The presentation will focus mainly on the perceived contradiction that traditional Karen education is routed in colonial values and as does not encourage a critical approach, while the new emerging education that attempts to be critical is grounded in Western values and is, therefore, at risk of being neo-colonial. As an implication, this study hopes to offer useful experience to education projects in other similar situations around the world, where marginalized minority communities are striving to achieve self-determination.

Speaker Bio-note:
Marina Haikim is a postgraduate student in School of Education, recently returned from a number of years spent working in border refugee camps.



July

Speaker: Mr Tim O'Connor

Topic: Australia's aid delivery with a focus on PNG: where the money goes and the likely success rates of the new approach

Abstract: TBA

Speaker Bio-note: Mr Tim O'Connor is a campaigner from Aidwatch



September

Speaker: Clinton Fernandes

Topic: Revisiting September 1999: East Timor and Australian Foreign Policy

Abstract:
The INTERFET deployment in September 1999 marked a crucial moment in the long struggle for East Timorese self-determination. Given that successive Australian governments had supported the Indonesian occupation of East Timor for 24-years, the Australian-led intervention marked a significant shift in government policy. Commenting on the nature of this shift Clinton Fernandes will discuss the September intervention as part of an analysis that also addresses the role of the 'Jakarta Lobby', the construction of Australian national interest, and Australian relations with the Indonesian government. In doing so he will critically evaluate what has often been portrayed as a noble moment in Australia's history of intervention in international sites of conflict.

Speaker Bio-note:
Clinton Fernandes is a Melbourne-based historian who specialises in Australian foreign policy. He is the author of Reluctant Saviour (Scribe, forthcoming), a study of the Australia-Indonesia relationship in the lead-up to the East Timor crisis.



October

Speaker: Ken Mansell

Topic: The Shape Of Globalisation In Regional Victoria - An Investigation Of The Effects Of State And Local Government Policy In The Ballarat- Daylesford Region

Abstract: Ken Mansell will be discussing wider social and economic changes in western and central Victoria, focusing on a case study of Ballarat and Daylesford.I will be critically discussing the peculiar technocratic emphases in the policies of the Bracks government and how these policies are affecting Ballarat and Daylesford.

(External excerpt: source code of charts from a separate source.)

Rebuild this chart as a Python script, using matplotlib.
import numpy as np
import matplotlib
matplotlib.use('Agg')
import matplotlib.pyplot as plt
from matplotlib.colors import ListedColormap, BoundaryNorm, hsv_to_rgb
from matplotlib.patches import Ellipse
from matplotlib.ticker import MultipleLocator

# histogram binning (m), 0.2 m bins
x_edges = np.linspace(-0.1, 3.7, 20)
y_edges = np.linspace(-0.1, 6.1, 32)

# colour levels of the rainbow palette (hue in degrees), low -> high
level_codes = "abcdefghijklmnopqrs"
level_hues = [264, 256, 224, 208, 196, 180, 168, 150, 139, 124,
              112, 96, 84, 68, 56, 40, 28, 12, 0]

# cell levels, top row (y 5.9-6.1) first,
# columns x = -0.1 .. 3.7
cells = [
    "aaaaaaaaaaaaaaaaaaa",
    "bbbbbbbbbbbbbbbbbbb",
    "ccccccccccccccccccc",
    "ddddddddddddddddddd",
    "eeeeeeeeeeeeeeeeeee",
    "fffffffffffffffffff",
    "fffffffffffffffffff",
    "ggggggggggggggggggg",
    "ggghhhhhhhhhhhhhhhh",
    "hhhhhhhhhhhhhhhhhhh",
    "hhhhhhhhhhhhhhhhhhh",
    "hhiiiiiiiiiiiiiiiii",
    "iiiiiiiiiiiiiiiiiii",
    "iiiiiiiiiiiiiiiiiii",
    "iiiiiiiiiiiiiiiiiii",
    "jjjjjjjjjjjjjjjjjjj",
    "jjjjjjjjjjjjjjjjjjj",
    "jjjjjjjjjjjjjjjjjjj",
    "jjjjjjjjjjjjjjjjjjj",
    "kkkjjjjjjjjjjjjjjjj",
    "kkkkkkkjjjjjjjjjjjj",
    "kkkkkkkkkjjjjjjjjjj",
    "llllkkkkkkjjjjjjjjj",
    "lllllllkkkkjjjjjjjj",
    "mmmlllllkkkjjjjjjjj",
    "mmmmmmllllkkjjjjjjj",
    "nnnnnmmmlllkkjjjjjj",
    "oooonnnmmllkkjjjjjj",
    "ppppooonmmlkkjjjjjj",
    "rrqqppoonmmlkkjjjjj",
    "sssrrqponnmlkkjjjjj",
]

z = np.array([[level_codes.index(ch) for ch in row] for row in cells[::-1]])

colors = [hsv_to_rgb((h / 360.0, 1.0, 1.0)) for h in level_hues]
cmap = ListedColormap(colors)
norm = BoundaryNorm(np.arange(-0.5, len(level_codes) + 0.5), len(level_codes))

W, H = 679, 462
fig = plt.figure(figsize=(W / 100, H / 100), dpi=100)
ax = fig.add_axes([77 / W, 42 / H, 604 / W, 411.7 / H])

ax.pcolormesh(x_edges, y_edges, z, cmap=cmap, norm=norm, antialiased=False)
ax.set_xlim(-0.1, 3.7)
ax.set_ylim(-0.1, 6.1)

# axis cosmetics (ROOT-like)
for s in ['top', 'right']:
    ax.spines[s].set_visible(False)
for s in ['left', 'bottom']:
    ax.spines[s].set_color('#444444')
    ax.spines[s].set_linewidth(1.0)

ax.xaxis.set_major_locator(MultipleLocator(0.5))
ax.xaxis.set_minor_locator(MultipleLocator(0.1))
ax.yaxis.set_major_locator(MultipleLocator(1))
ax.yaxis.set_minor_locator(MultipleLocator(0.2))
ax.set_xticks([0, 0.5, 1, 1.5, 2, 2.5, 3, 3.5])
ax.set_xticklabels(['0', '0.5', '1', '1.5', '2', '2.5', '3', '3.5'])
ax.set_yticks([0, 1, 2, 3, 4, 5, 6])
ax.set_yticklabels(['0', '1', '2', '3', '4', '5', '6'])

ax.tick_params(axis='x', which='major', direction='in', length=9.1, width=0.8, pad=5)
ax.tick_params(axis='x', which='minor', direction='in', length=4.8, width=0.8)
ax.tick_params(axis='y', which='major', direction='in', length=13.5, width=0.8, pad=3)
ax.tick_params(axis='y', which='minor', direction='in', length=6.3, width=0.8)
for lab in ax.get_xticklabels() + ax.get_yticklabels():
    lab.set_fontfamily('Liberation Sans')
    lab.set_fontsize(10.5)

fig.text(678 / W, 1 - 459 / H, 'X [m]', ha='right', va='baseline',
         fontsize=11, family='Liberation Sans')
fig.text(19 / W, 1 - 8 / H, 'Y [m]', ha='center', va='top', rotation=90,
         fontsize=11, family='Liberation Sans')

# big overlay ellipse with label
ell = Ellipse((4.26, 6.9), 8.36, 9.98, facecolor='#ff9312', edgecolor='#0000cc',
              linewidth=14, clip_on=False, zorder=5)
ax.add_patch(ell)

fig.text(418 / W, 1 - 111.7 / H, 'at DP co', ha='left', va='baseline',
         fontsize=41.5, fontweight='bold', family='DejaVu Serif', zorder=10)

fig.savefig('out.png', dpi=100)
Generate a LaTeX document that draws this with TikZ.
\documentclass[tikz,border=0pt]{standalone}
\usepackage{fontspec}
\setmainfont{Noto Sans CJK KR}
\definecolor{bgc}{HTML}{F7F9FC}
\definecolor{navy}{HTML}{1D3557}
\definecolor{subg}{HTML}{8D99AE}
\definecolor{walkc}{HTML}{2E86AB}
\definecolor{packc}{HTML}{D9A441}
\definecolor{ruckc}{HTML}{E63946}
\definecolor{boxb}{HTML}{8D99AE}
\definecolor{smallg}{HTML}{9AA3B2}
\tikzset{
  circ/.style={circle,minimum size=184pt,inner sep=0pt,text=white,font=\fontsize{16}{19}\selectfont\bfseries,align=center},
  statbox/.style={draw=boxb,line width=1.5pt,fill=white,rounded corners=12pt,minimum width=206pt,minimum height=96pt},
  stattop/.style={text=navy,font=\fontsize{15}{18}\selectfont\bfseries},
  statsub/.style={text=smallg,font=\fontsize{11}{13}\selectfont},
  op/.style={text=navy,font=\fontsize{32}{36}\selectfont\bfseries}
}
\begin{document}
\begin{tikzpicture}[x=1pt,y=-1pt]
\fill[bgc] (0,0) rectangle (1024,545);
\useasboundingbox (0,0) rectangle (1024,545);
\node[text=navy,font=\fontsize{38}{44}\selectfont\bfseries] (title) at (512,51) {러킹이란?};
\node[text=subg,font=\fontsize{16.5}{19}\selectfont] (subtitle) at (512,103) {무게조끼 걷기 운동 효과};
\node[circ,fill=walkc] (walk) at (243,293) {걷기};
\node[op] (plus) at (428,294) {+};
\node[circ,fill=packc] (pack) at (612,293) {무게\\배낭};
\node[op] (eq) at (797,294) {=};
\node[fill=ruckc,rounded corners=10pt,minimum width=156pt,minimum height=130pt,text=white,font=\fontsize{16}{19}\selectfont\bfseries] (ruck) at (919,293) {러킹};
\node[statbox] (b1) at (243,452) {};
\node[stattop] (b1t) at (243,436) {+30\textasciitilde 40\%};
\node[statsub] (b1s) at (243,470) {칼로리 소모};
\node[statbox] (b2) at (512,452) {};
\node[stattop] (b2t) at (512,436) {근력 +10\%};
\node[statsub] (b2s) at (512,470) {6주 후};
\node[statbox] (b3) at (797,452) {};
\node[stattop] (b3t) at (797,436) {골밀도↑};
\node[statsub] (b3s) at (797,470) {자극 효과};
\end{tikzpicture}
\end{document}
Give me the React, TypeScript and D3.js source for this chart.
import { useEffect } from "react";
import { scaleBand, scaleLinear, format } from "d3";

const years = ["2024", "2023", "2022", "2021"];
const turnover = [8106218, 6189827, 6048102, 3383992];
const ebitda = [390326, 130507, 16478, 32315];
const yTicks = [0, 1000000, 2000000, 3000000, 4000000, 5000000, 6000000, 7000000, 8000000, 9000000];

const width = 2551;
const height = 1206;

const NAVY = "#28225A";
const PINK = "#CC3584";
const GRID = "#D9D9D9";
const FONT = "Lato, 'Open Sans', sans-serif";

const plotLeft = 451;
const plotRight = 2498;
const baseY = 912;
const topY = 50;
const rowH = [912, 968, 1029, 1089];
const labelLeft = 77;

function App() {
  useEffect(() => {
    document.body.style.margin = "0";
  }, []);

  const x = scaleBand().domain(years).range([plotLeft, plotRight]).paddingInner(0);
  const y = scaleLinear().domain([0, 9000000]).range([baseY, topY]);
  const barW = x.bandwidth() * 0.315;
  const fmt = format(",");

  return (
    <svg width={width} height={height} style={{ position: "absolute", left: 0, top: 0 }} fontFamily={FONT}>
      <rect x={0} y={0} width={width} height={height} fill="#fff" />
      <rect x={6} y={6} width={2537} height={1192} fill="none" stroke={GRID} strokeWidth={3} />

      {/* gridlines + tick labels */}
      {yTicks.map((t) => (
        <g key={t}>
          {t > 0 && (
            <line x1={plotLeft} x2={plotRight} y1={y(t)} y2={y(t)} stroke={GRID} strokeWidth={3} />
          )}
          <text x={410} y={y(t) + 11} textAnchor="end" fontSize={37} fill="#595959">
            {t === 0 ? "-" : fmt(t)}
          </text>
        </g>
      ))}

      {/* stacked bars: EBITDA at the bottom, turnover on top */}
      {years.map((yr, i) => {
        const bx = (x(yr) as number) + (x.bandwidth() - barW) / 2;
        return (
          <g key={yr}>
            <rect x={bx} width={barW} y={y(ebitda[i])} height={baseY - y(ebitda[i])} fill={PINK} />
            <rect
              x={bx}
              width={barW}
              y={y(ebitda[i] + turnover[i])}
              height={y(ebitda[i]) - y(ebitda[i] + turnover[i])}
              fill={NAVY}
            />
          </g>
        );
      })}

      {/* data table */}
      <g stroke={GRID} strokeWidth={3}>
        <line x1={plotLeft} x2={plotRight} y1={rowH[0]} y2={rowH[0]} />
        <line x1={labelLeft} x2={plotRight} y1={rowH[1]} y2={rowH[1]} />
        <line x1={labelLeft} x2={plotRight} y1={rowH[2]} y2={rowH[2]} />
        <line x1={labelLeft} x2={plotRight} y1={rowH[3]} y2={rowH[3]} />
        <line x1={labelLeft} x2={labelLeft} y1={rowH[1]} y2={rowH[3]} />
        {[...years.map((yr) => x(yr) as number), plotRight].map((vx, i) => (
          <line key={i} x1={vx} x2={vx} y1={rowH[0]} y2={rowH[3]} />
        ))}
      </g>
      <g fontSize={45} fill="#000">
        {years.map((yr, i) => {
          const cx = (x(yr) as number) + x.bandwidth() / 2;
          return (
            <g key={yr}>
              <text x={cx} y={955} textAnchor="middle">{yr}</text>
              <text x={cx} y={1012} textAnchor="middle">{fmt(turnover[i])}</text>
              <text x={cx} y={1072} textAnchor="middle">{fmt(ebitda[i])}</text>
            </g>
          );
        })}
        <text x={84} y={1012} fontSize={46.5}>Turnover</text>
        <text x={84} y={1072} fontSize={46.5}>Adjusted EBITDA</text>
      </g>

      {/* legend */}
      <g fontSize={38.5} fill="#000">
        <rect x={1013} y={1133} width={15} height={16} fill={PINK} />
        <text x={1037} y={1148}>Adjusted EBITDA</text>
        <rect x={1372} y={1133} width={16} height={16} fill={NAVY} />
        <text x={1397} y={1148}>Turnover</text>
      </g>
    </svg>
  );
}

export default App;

Speaker Bio-note: Ken Mansell is an historian and independent researcher based in Daylesford. He is currently doing his PhD at Melbourne University on the left in Victoria in the 1960s. He helped to organise a delegation of people from Daylesford to participate in the anti-globalization protest at Crown Casino in Melbourne in September 2000 and his talk will be based on research he has been conducting since then on economic development strategies for rural Victoria.



November

Speaker: Dr Julie Stephens

Topic: Forgetting the Third World: Cultural Memory and the Production of the 'Global South'

Abstract: In the recent apocalyptic film about global climate change 'The Day After Tomorrow', the U.S President thanks the countries that used to be called the 'Third World' for their kind hospitality during the crisis. This paper will attempt to trace the transformation of the militant Third World of the 1960s into the benign and needy Global South of the 1990s to the present. In an effort to advance a different theoretical framework for memory studies it will apply and critique theories of cultural memory (usually based on ideas of the local) to global, transnational contexts.

Speaker Bio-note: Dr Julie Stephens is a Senior Lecturer in the School of Social Sciences at Victoria University and is a Research Associate at the Globalism Institute, RMIT.